Self-awareness perhaps?
Personally, I try to avoid commissioning the death of anything that demonstrates sophisticated tool-use and problem-solving skills. Which pretty much rules out most whales and higher primates, elephants, etc.
--- Most topics have many sides worth arguing, allow me to take one opposite you.
Perhaps you should learn more about cows. Their social lives are very complex, and they have distinct personalities.
I don't eat whales, but I don't eat cows either. If you eat cows, but are outraged about people eating minke whales (which are plentiful), they you are being hypocritical. There is no moral difference.
Central Nervous System.
So no animals at all? Boring...
Self-awareness perhaps?
Personally, I try to avoid commissioning the death of anything that demonstrates sophisticated tool-use and problem-solving skills. Which pretty much rules out most whales and higher primates, elephants, etc.
What if the trade-off is a good life in exchange for your corpse? To demonstrate, if someone offered me a guaranteed good life on the condition they'd eat me when I'm dead, I'd take it. What right do you have to deny that to others?
Even if "when you were dead" involved them probably killing you before age 20? Because that's about the norm for farm animals.

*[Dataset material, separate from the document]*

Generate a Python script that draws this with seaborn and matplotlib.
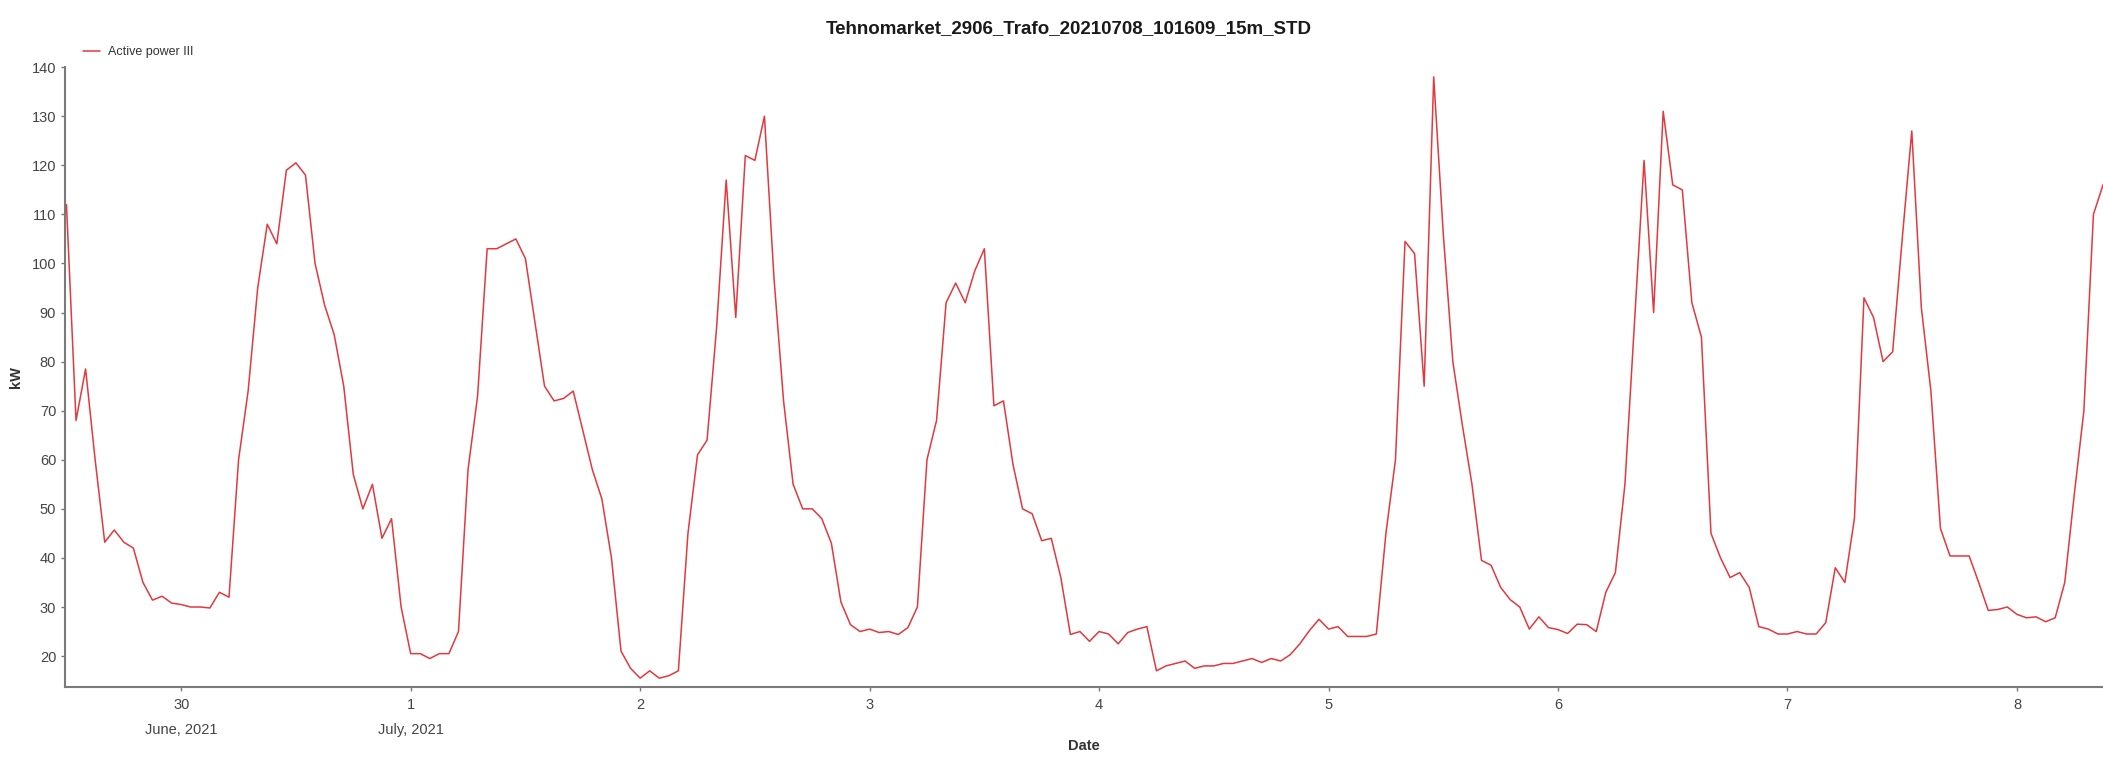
import pandas as pd
import numpy as np
import seaborn as sns
import matplotlib.pyplot as plt
import matplotlib.dates as mdates

# Active power III, hourly readings, starting 29 June 2021 12:00
kw = [
    112, 68, 78.5, 60, 43.2, 45.7, 43.2, 42, 35, 31.4, 32.2, 30.8,
    30.5, 30, 30, 29.8, 33, 32, 60, 74, 95, 108, 104, 119, 120.5, 118, 100, 91.5, 85.5, 75, 57, 50, 55, 44, 48, 30,
    20.5, 20.5, 19.5, 20.5, 20.5, 25, 58, 73, 103, 103, 104, 105, 101, 88, 75, 72, 72.5, 74, 66, 58, 52, 40, 21, 17.5,
    15.5, 17, 15.5, 16, 17, 45, 61, 64, 87, 117, 89, 122, 121, 130, 97, 72, 55, 50, 50, 48, 43, 31, 26.4, 25,
    25.5, 24.8, 25, 24.4, 25.8, 30, 60, 68, 92, 96, 92, 98.5, 103, 71, 72, 59, 50, 49, 43.5, 44, 36, 24.4, 25, 23,
    25, 24.5, 22.5, 24.8, 25.5, 26, 17, 18, 18.5, 19, 17.5, 18, 18, 18.5, 18.5, 19, 19.5, 18.7, 19.5, 19, 20.3, 22.5, 25.2, 27.5,
    25.5, 26, 24, 24, 24, 24.5, 45, 60, 104.5, 102, 75, 138, 106, 80, 67, 55, 39.5, 38.5, 34, 31.5, 30, 25.5, 28, 25.8,
    25.4, 24.6, 26.5, 26.4, 25, 33, 37, 55, 88, 121, 90, 131, 116, 115, 92, 85, 45, 40, 36, 37, 34, 26, 25.5, 24.5,
    24.5, 25, 24.5, 24.5, 26.8, 38, 35, 48, 93, 89, 80, 82, 105, 127, 91, 74, 46, 40.4, 40.4, 40.4, 35, 29.3, 29.5, 30,
    28.5, 27.8, 28, 27, 27.8, 35, 53, 70, 110, 116, 119,
]
tick_days = ["2021-06-30", "2021-07-01", "2021-07-02", "2021-07-03", "2021-07-04",
             "2021-07-05", "2021-07-06", "2021-07-07", "2021-07-08"]
tick_labels = ["30\nJune, 2021", "1\nJuly, 2021", "2", "3", "4", "5", "6", "7", "8"]
y_ticks = [20, 30, 40, 50, 60, 70, 80, 90, 100, 110, 120, 130, 140]

df = pd.DataFrame({
    "Date": pd.date_range("2021-06-29 12:00", periods=len(kw), freq="1h"),
    "kW": kw,
})
df["series"] = "Active power III"

sns.set_style("ticks")
plt.rcParams["font.family"] = ["Liberation Sans Narrow", "Liberation Sans", "DejaVu Sans"]

fig = plt.figure(figsize=(21.03, 7.63), dpi=100)
ax = fig.add_axes([0.031, 0.0996, 0.969, 0.8124])

sns.lineplot(data=df, x="Date", y="kW", hue="series", palette=["#e2383e"],
             linewidth=1.1, ax=ax, legend=False)

ax.set_xlim(pd.Timestamp("2021-06-29 11:52"), pd.Timestamp("2021-07-08 09:00"))
ax.set_ylim(13.7, 140)
ax.set_yticks(y_ticks)
ax.set_xticks(pd.to_datetime(tick_days))
ax.set_xticklabels(tick_labels)
for lab in ax.get_xticklabels():
    lab.set_linespacing(2.0)

for s in ["top", "right"]:
    ax.spines[s].set_visible(False)
for s in ["left", "bottom"]:
    ax.spines[s].set_color("#7a7a7a")
    ax.spines[s].set_linewidth(1.5)
ax.tick_params(axis="both", colors="#7a7a7a", labelcolor="#444444",
               labelsize=10.5, length=3, width=1)
ax.tick_params(axis="x", pad=5)

ax.set_xlabel("Date", fontsize=10.5, fontweight="bold", color="#333333", labelpad=1)
ax.set_ylabel("kW", fontsize=10.5, fontweight="bold", color="#333333", labelpad=6)

fig.text(0.508, 0.962, "Tehnomarket_2906_Trafo_20210708_101609_15m_STD",
         ha="center", va="center", fontsize=13.5, fontweight="bold", color="#1a1a1a")

# legend entry in the top-left corner
ax.plot([], [], color="#e2383e", linewidth=1.1, label="Active power III")
fig.legend(loc="center left", bbox_to_anchor=(0.034, 0.932), frameon=False,
           fontsize=9, handlelength=1.4, handletextpad=0.6, labelcolor="#333333")

fig.savefig("out.png", dpi=100)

Typical slaughter age --- Natural lifespan --- Animal
1.5y --- 15-20 y --- Cow (beef)
4y --- 15-20 --- Cow (dairy)
1.5y --- up to 8y --- Chicken(laying hens)
3-5y --- 10-12 y --- Pigs (breeding sow)
And of course farm animals have been long bred to be stupid/placid enough to not realize/put up a fight when being led to slaughter, not exactly problem-solving tool users, even if many are more intelligent than they're typically given credit for.
And while some farms may indeed offer the "good life", in the US at least the vast majority of meat comes from farms that offer anything but. And *none* offer a choice in the matter, even if the animals could comprehend what they were choosing.
--- Most topics have many sides worth arguing, allow me to take one opposite you.
Even if "when you were dead" involved them probably killing you before age 20? Because that's about the norm for farm animals.
More context is probably required such around what is the life expectancy of a farmed animal compared to wild? If infant mortality and life expectancy were similar to the 16th century then 20 good years might be a good deal.
Even in the 16th century, life expectancy at birth was ~40 years. And if you survived your first few years it went way up.
A lot of domestic animals don't have close wild relatives anymore, but we can make rough comparisons - like cows, elk can live to be 20, but their life expectancy is 10-13. Similarly wild boars typically live to about 12 in captivity, or about 6 in the wild. And the trend continues - like 16th century humans, it seems wild animals have a life expectancy of roughly middle-age, about halfway to the point where they'd die of old age.
Meanwhile, farms typically slaughter them at a much younger age, once their youthful growth spurt begins to plateau.
You still up for it? Knowing your "good life" will likely mean living alone in a small, filthy cage with an unending supply of food, and a distracted slaughter that you probably won't be conscious for as puberty begins to slow down?
--- Most topics have many sides worth arguing, allow me to take one opposite you.
You still up for it? Knowing your "good life" will likely mean living alone in a small, filthy cage with an unending supply of food, and a distracted slaughter that you probably won't be conscious for as puberty begins to slow down?
Maybe where you live has lower standard of living both for humans and animals. Where I live, cows and sheep roam free in paddocks. Not a bad life compared to a lot of other species.